-- start Data provided --

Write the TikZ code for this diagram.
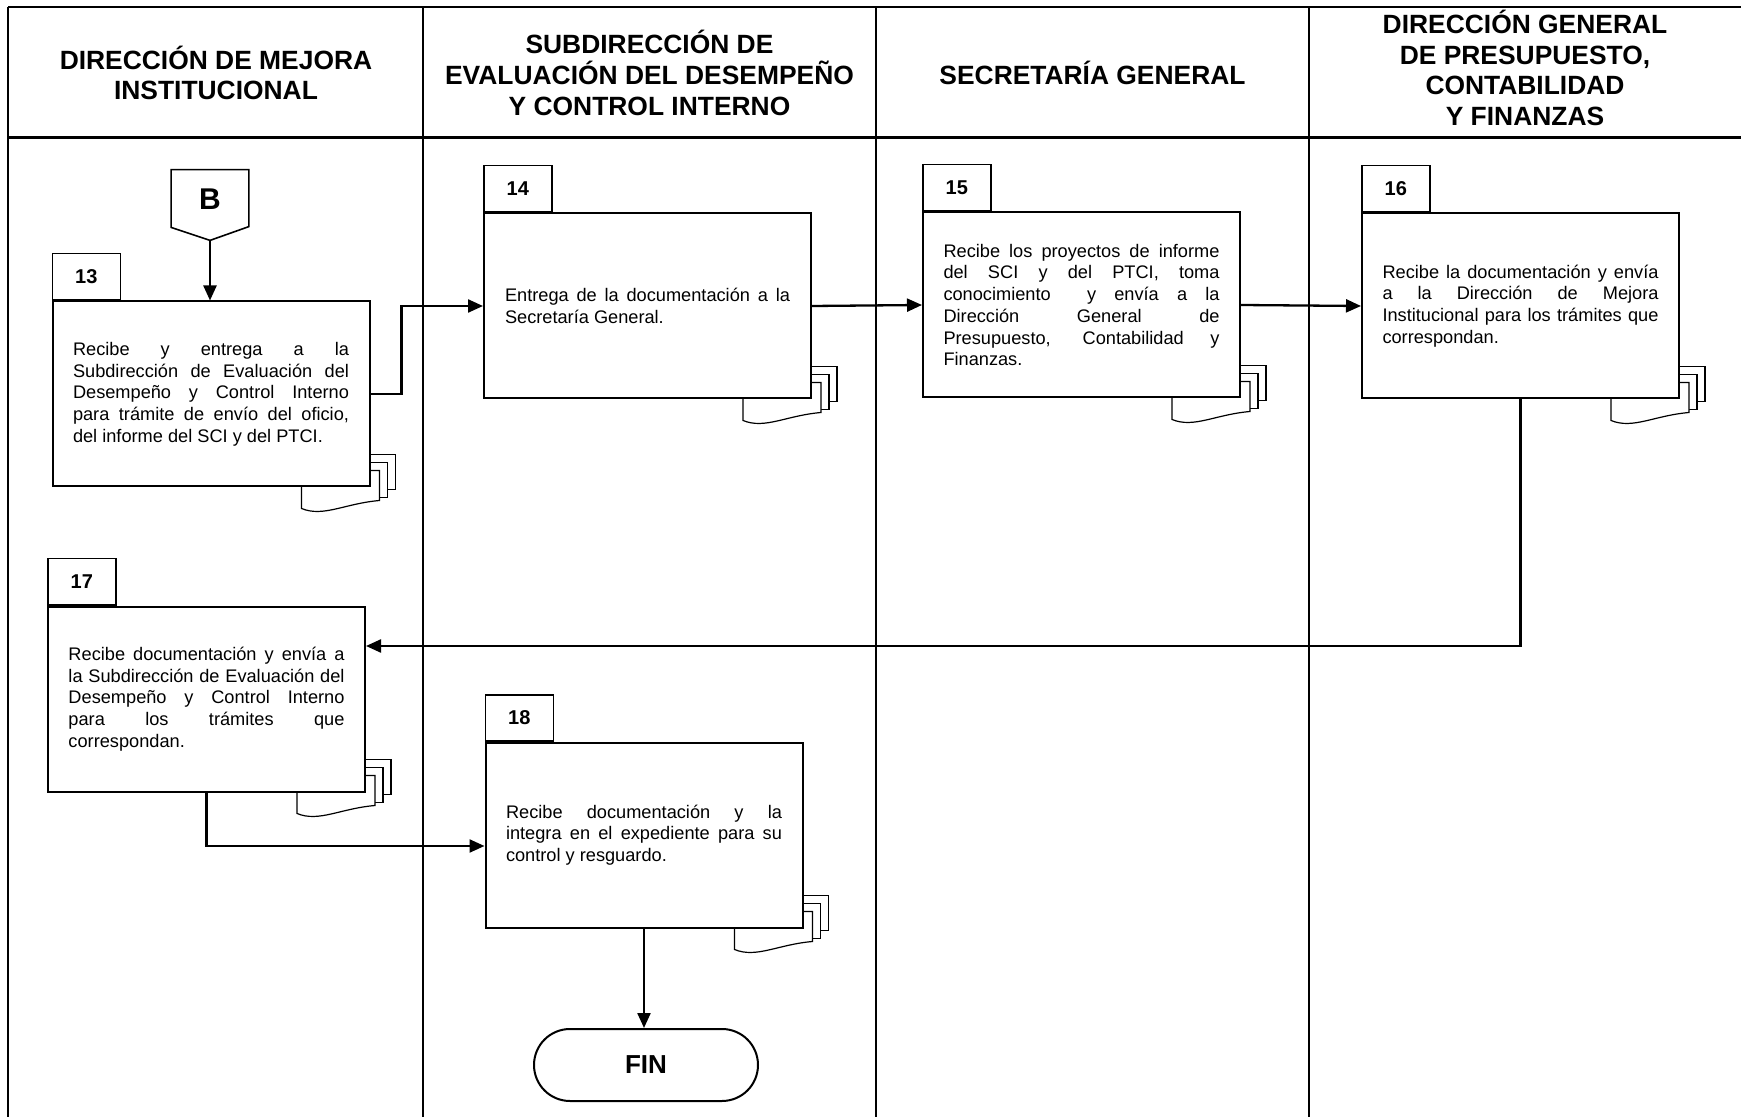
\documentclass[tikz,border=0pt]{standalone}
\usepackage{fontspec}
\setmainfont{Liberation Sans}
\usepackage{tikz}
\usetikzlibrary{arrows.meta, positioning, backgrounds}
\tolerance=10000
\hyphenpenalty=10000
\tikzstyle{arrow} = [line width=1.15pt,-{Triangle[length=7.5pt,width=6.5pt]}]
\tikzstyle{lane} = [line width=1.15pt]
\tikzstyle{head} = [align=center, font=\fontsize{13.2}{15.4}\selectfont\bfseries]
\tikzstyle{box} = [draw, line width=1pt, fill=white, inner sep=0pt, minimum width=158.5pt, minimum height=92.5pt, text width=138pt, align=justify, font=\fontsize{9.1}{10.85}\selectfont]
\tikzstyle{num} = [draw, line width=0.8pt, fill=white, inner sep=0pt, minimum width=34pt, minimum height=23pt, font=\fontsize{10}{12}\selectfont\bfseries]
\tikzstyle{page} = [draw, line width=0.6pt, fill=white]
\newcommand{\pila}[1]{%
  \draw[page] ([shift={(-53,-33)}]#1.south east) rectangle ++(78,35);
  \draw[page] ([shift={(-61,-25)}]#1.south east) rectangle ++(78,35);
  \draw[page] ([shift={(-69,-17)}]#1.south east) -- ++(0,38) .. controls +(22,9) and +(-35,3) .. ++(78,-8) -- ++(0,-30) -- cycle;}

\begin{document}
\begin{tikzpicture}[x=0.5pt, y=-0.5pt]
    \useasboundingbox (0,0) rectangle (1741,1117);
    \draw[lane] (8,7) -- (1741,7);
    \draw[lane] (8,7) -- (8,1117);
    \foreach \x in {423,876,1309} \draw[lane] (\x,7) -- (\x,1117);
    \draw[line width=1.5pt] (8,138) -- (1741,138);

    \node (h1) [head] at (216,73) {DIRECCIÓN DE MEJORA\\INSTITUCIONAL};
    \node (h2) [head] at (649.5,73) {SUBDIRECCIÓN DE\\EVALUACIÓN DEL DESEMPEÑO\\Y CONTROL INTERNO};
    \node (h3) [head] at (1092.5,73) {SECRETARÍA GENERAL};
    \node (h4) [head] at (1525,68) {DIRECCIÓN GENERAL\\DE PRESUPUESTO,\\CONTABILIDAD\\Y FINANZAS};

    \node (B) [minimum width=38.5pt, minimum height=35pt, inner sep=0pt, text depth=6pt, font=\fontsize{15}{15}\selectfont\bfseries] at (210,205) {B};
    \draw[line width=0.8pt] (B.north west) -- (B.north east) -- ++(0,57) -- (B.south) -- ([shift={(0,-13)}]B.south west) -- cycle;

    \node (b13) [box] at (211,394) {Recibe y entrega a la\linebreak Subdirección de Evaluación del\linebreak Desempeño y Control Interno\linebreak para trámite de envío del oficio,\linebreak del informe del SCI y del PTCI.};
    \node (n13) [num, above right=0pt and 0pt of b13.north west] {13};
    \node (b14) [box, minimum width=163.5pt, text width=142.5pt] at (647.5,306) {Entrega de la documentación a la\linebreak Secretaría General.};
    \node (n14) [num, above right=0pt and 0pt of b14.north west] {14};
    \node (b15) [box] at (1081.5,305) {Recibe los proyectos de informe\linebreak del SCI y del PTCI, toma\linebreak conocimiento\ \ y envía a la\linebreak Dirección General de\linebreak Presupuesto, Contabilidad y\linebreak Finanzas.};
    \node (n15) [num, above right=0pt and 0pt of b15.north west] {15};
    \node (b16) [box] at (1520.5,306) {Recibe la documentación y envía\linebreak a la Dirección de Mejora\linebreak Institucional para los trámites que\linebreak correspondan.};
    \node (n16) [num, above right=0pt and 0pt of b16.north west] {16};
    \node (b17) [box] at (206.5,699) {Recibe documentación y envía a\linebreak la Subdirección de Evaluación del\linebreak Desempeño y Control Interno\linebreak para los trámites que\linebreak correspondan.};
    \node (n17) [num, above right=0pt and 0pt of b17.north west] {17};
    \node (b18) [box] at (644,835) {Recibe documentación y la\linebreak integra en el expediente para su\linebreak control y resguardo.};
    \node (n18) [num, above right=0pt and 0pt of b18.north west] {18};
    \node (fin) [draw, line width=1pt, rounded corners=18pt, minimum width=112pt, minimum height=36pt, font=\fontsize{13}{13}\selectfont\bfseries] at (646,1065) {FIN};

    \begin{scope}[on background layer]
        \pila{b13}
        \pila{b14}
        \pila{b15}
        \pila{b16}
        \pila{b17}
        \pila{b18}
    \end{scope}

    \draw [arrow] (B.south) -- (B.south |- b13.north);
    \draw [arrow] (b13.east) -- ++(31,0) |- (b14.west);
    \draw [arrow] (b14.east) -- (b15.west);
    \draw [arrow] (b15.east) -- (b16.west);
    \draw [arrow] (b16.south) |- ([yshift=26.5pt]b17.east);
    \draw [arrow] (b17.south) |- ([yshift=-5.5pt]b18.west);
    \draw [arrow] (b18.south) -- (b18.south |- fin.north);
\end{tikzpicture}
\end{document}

-- end Data provided --

-- The exercise --
From the first line of the material down to the line containing "(8,138) -- (1741,138);", inclusive, return each line exactly, skipping any picture.

-- Task solution --
Write the TikZ code for this diagram.
\documentclass[tikz,border=0pt]{standalone}
\usepackage{fontspec}
\setmainfont{Liberation Sans}
\usepackage{tikz}
\usetikzlibrary{arrows.meta, positioning, backgrounds}
\tolerance=10000
\hyphenpenalty=10000
\tikzstyle{arrow} = [line width=1.15pt,-{Triangle[length=7.5pt,width=6.5pt]}]
\tikzstyle{lane} = [line width=1.15pt]
\tikzstyle{head} = [align=center, font=\fontsize{13.2}{15.4}\selectfont\bfseries]
\tikzstyle{box} = [draw, line width=1pt, fill=white, inner sep=0pt, minimum width=158.5pt, minimum height=92.5pt, text width=138pt, align=justify, font=\fontsize{9.1}{10.85}\selectfont]
\tikzstyle{num} = [draw, line width=0.8pt, fill=white, inner sep=0pt, minimum width=34pt, minimum height=23pt, font=\fontsize{10}{12}\selectfont\bfseries]
\tikzstyle{page} = [draw, line width=0.6pt, fill=white]
\newcommand{\pila}[1]{%
  \draw[page] ([shift={(-53,-33)}]#1.south east) rectangle ++(78,35);
  \draw[page] ([shift={(-61,-25)}]#1.south east) rectangle ++(78,35);
  \draw[page] ([shift={(-69,-17)}]#1.south east) -- ++(0,38) .. controls +(22,9) and +(-35,3) .. ++(78,-8) -- ++(0,-30) -- cycle;}

\begin{document}
\begin{tikzpicture}[x=0.5pt, y=-0.5pt]
    \useasboundingbox (0,0) rectangle (1741,1117);
    \draw[lane] (8,7) -- (1741,7);
    \draw[lane] (8,7) -- (8,1117);
    \foreach \x in {423,876,1309} \draw[lane] (\x,7) -- (\x,1117);
    \draw[line width=1.5pt] (8,138) -- (1741,138);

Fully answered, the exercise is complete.